Benadryl (Diphenhydramine) is an anti-histamine, and while it may give some relief from a range of insect and snakebites, it is not safe to presume that this will be in any way effective for a snakebite. If your dog is bitten by a snake, you need to urgently get them to a vet, or at the very least, call a veterinarian on the telephone, so that you can get professional advice immediately.
How else can you treat a snakebite on a dog at home?
Other than washing the area of the bite to remove any venom from the surface of the skin, there is little that you can do other than getting your pet to the vet as soon as possible. Old ideas of “sucking the poison out” or “immobilising” or even “applying a tourniquet” or other methods to stop the spread of the venom are unlikely to make any difference, and may even make things worse.
What do you do if your dog gets bitten by a rattlesnake, a coral snake or a cobra?
There is no point in giving out specific information about a particular type of snake online: the treatment approach has to be carried out by a veterinarian, and so the best advice remains to simply get your pet to the vet as soon as possible. Veterinarians are well-informed about the snakes in their local area, and they will be familiar with giving advice and treatment. It does make sense to try to identify the snake, either via a photograph or, if the snake has died, by bringing the body to the vet. Do not try to chase or catch the snake, however, as you may just end up being bitten yourself.

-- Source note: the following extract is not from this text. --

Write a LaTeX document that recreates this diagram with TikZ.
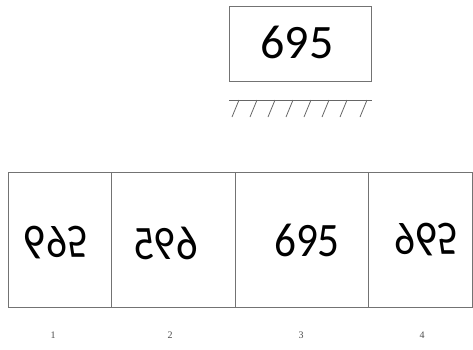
\documentclass[tikz,border=0pt]{standalone}
\usepackage{fontspec}
\newfontfamily\digitfont{Carlito}
\newfontfamily\labelfont{Liberation Serif}
\begin{document}
\begin{tikzpicture}[x=1pt,y=-1pt,
  boxline/.style={draw=black!55, line width=0.9pt},
  cell/.style={boxline, minimum height=135pt, inner sep=0pt, anchor=north west},
  big/.style={font=\digitfont\fontsize{48}{50}\selectfont, inner sep=0pt},
  mid/.style={font=\digitfont\fontsize{48}{50}\selectfont, inner sep=0pt},
  lab/.style={font=\labelfont\fontsize{10}{11}\selectfont, text=black!70, inner sep=0pt}]
\useasboundingbox (0,0) rectangle (473,349);
% top object
\node[boxline, minimum width=142pt, minimum height=75pt, inner sep=0pt] (obj) at (300,43.5) {};
\node[big] (objt) at (297,42) {695};
% mirror
\coordinate (m1) at (229,100);
\coordinate (m2) at (372,100);
\draw[black!60, line width=0.8pt] (m1) -- (m2);
\foreach \x in {239,257,275,293,311,329,347,367}
  \draw[black!60, line width=0.8pt] (\x,100) -- (\x-7,117);
% option cells
\node[cell, minimum width=103pt] (c1) at (8,172) {};
\node[cell, minimum width=124pt] (c2) at (111,172) {};
\node[cell, minimum width=133pt] (c3) at (235,172) {};
\node[cell, minimum width=104pt] (c4) at (368,172) {};
% option texts
\node[mid] (t1) at (56,243) {\scalebox{0.9}[-1]{695}};
\node[mid] (t2) at (166,243) {\scalebox{-0.9}[1]{695}};
\node[mid] (t3) at (307,240) {\scalebox{0.9}[1]{695}};
\node[mid] (t4) at (426,240) {\scalebox{0.9}[-1]{965}};
% labels
\node[lab] (l1) at (53,335) {1};
\node[lab] (l2) at (170,335) {2};
\node[lab] (l3) at (301,335) {3};
\node[lab] (l4) at (422,335) {4};
\end{tikzpicture}
\end{document}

What is a dry bite from a snake?
A dry bite is a bite where no poison is injected, either by a venomous snake that for some reason does not include poison in the bite, or by a non-venomous snake. A dry bite still causes a physical injury, with bruising and pain, and there is a risk that the bite may become infected. For this reason, it is still safest to seek veterinary assistance.
Can you vaccinate against snakebites?
In some parts of the world where there are many venomous snakes, a snakebite vaccine may be available, with the idea that the vaccine may stimulate the immune system to produce protective antibodies that may neutralise the venom. However evidence for the efficacy of such vaccines remains somewhat controversial.
Veterinary treatment of snakebites
The cornerstone of veterinary treatment of snakebites is antivenom, which is a commercially produced serum that neutralises the toxic effects of the snake venom. The antivenom must be specific for each type of snake, so identification of the snake is important. This treatment is costly and there may be some side effects, but it is the most effective way of treating animals that have been bitten by highly venomous snakes. Other treatment is usually given, depending on the signs that the dog is showing. This includes pain relief, treatment for shock (such as intravenous fluids) and antibiotics if bite puncture wounds are infected.